**Dataset extract**:

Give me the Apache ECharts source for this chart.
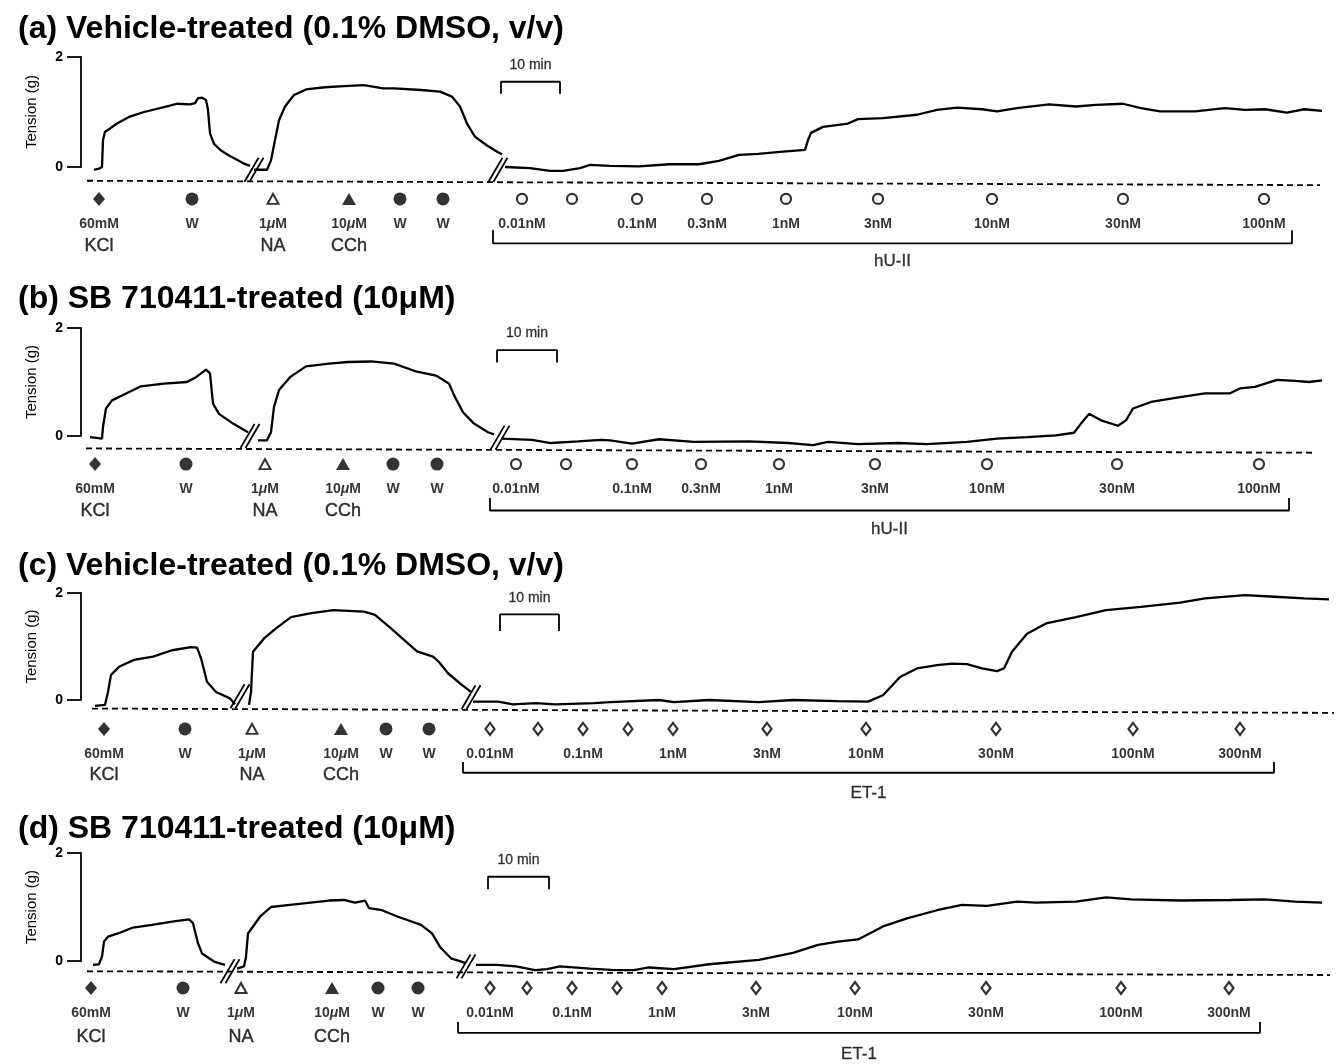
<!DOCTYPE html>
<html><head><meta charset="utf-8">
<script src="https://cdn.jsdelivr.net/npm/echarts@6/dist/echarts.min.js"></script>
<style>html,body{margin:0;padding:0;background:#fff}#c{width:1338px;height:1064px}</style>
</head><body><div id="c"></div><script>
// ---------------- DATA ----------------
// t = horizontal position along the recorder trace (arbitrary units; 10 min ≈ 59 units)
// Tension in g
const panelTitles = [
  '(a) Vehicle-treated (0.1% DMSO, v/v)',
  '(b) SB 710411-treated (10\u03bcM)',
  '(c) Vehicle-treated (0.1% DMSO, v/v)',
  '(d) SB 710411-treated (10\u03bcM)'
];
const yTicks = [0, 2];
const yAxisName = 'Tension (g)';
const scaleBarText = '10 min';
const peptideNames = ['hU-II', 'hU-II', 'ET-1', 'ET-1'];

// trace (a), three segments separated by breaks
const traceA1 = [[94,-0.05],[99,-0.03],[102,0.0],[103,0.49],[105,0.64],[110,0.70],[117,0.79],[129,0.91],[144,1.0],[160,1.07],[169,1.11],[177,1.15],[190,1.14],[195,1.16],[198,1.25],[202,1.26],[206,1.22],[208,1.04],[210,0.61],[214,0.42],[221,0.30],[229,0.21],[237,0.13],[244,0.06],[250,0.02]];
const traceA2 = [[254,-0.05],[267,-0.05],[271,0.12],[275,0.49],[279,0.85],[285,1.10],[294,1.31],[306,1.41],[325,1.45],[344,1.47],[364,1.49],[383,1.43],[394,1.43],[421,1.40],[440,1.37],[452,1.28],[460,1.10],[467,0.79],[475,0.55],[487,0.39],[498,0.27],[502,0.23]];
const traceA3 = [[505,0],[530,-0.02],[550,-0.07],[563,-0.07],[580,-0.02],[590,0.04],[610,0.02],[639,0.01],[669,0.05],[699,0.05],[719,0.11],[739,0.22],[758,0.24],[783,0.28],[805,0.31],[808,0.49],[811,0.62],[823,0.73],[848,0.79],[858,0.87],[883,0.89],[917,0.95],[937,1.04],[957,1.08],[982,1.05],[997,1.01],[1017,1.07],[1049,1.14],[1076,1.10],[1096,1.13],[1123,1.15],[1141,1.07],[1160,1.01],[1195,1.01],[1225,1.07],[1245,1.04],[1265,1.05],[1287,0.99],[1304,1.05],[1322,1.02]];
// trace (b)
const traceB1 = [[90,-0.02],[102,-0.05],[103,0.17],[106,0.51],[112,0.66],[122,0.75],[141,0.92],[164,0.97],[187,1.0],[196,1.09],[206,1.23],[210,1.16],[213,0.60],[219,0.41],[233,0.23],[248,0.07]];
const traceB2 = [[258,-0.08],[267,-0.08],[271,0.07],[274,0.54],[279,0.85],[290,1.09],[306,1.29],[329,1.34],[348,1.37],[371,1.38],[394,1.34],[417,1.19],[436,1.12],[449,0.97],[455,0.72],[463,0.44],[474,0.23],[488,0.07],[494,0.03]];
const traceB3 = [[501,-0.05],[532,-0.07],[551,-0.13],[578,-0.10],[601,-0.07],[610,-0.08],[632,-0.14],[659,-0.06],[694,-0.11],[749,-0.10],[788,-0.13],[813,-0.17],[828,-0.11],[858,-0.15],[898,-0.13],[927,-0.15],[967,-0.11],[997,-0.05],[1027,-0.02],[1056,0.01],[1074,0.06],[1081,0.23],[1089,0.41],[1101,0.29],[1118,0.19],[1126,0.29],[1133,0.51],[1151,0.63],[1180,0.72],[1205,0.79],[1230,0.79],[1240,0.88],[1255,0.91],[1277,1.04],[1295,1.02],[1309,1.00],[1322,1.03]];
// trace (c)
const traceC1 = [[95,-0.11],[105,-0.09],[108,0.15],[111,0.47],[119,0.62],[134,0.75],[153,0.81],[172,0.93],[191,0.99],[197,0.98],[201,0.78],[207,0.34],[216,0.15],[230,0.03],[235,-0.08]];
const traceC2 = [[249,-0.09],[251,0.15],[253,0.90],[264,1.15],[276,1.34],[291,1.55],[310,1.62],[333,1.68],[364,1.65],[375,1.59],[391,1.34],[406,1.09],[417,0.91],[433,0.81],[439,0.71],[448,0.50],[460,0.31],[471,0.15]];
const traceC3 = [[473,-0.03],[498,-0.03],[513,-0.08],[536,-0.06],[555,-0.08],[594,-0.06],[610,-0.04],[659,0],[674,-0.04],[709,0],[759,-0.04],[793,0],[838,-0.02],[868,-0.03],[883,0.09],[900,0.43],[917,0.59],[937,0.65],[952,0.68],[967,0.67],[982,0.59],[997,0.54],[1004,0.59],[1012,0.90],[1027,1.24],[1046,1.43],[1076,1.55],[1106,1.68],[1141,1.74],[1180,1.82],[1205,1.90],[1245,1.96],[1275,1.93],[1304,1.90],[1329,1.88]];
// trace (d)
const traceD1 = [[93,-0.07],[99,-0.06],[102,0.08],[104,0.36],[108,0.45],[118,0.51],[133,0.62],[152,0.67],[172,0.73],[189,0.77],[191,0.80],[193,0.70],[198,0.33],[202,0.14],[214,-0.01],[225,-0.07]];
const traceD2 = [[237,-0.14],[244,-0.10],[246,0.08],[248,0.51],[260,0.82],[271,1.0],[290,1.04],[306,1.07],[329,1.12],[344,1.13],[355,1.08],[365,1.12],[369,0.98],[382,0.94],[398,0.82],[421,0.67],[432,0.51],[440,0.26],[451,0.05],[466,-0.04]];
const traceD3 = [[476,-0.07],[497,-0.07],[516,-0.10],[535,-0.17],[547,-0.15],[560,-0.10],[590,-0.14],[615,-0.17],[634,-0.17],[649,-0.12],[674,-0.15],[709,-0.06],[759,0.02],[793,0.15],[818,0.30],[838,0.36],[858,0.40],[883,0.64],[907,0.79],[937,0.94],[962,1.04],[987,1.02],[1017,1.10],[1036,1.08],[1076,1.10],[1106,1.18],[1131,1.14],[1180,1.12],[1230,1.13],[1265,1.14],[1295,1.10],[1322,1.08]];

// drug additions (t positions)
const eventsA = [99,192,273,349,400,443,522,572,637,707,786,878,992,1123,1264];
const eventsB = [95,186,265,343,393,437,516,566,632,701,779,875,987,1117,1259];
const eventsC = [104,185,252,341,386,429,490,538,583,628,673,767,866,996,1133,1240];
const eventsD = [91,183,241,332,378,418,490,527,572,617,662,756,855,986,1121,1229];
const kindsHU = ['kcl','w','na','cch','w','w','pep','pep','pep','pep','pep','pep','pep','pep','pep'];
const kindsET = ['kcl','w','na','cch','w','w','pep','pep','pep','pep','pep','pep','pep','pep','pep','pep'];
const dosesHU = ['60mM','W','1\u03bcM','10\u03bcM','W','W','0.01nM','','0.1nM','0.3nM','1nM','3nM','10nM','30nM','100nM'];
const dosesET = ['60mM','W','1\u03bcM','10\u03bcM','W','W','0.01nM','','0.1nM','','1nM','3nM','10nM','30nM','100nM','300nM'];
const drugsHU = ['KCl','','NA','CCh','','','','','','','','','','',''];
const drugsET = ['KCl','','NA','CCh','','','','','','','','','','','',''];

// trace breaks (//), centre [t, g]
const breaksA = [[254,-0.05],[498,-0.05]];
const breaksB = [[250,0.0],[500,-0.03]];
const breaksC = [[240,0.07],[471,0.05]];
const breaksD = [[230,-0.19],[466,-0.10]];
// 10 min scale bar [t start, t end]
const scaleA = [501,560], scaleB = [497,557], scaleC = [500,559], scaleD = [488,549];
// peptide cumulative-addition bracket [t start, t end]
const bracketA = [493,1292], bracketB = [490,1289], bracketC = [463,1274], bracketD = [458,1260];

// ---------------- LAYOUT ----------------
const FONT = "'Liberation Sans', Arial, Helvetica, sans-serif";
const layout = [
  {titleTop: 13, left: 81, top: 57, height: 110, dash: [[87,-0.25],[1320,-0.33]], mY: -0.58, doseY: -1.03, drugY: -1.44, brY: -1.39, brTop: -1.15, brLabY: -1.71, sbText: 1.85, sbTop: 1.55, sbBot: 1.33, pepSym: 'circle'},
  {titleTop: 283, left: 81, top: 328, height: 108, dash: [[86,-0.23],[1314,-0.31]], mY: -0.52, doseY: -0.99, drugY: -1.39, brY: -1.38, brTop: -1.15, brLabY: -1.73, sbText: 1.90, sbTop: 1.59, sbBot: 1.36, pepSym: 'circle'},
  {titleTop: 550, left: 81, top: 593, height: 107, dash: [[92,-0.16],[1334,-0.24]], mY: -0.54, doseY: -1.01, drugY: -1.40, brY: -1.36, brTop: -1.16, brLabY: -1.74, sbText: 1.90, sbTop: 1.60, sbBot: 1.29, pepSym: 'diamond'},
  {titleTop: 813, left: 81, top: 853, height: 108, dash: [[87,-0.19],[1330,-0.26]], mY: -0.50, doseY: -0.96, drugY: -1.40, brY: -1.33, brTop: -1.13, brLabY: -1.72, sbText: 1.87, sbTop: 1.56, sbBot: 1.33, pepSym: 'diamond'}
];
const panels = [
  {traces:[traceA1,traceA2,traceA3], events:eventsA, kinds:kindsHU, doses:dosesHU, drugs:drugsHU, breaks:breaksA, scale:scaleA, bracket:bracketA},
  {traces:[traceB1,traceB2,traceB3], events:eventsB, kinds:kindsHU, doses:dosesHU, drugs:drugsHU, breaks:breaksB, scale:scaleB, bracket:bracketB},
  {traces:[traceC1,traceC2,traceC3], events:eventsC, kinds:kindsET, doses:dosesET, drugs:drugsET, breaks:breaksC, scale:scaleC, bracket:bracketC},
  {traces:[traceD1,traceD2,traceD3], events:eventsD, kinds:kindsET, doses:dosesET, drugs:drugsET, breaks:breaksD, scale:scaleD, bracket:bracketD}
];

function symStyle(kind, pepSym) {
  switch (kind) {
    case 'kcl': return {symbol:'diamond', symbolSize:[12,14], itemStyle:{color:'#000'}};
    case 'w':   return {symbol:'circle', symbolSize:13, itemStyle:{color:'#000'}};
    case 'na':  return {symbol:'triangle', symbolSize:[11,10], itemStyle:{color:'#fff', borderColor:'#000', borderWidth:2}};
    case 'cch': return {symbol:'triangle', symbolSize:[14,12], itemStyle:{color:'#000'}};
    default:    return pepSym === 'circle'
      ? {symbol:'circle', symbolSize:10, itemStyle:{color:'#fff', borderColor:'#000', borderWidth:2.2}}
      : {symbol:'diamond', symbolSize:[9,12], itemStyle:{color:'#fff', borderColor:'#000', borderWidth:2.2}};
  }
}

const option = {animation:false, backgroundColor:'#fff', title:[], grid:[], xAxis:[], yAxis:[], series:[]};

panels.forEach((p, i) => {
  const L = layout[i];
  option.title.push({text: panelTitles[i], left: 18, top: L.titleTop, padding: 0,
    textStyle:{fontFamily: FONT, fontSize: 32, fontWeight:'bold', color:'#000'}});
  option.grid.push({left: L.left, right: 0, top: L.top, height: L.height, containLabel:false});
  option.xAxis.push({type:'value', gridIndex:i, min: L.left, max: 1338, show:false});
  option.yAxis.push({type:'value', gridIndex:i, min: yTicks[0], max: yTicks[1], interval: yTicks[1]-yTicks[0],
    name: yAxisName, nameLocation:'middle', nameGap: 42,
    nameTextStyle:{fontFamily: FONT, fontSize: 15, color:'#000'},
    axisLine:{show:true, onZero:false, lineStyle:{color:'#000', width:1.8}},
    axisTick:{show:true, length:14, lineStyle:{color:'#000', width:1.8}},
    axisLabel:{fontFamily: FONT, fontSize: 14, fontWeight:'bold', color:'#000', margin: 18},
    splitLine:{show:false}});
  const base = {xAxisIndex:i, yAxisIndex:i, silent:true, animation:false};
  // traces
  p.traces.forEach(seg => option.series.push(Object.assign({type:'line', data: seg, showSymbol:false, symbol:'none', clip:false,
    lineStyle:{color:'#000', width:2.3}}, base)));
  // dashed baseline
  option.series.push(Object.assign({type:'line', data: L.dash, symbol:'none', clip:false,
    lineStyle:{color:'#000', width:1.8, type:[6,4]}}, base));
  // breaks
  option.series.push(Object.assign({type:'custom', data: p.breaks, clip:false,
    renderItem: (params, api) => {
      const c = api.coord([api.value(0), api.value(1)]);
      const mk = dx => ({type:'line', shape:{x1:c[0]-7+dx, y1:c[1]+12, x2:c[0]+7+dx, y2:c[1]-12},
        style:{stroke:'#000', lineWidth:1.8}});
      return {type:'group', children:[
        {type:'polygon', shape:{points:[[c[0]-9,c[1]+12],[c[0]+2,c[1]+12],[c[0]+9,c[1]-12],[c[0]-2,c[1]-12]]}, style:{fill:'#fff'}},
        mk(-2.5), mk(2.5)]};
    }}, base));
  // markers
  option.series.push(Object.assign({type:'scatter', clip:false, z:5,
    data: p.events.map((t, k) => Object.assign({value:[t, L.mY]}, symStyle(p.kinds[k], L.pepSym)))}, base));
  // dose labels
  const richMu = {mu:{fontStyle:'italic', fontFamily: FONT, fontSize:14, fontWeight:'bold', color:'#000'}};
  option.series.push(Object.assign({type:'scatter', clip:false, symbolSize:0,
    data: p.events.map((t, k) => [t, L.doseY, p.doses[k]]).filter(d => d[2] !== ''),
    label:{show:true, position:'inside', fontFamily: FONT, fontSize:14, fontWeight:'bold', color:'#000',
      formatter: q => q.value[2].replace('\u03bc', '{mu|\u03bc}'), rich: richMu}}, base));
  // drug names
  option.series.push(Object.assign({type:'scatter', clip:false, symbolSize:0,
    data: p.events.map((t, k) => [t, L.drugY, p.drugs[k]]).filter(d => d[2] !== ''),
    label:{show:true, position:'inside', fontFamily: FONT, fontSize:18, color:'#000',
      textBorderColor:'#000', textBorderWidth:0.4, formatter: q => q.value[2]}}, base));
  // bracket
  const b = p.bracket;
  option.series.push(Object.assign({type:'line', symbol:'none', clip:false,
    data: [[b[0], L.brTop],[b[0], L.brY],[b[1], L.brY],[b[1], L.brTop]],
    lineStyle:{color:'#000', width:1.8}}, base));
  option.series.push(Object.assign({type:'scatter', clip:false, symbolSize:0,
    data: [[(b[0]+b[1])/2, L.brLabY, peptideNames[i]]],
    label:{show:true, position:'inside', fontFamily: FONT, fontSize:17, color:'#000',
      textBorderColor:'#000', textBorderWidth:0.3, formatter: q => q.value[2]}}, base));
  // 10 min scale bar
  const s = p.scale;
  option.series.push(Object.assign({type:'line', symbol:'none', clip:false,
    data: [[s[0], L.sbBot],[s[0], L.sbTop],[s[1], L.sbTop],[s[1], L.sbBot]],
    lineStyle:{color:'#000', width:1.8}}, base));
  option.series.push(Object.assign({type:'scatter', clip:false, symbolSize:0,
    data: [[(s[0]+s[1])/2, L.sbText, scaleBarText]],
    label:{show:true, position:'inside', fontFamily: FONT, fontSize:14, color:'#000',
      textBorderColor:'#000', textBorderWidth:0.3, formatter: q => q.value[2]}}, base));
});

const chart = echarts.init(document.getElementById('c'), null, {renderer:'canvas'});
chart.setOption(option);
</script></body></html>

**Task instructions**:
From the opening line of the listing above through the line bearing "const peptideNames = ['hU-II', 'hU-II', 'ET-1', 'ET-1'];", repeat each line exactly. Drop every picture.

**Exercise answer**:
Give me the Apache ECharts source for this chart.
<!DOCTYPE html>
<html><head><meta charset="utf-8">
<script src="https://cdn.jsdelivr.net/npm/echarts@6/dist/echarts.min.js"></script>
<style>html,body{margin:0;padding:0;background:#fff}#c{width:1338px;height:1064px}</style>
</head><body><div id="c"></div><script>
// ---------------- DATA ----------------
// t = horizontal position along the recorder trace (arbitrary units; 10 min ≈ 59 units)
// Tension in g
const panelTitles = [
  '(a) Vehicle-treated (0.1% DMSO, v/v)',
  '(b) SB 710411-treated (10\u03bcM)',
  '(c) Vehicle-treated (0.1% DMSO, v/v)',
  '(d) SB 710411-treated (10\u03bcM)'
];
const yTicks = [0, 2];
const yAxisName = 'Tension (g)';
const scaleBarText = '10 min';
const peptideNames = ['hU-II', 'hU-II', 'ET-1', 'ET-1'];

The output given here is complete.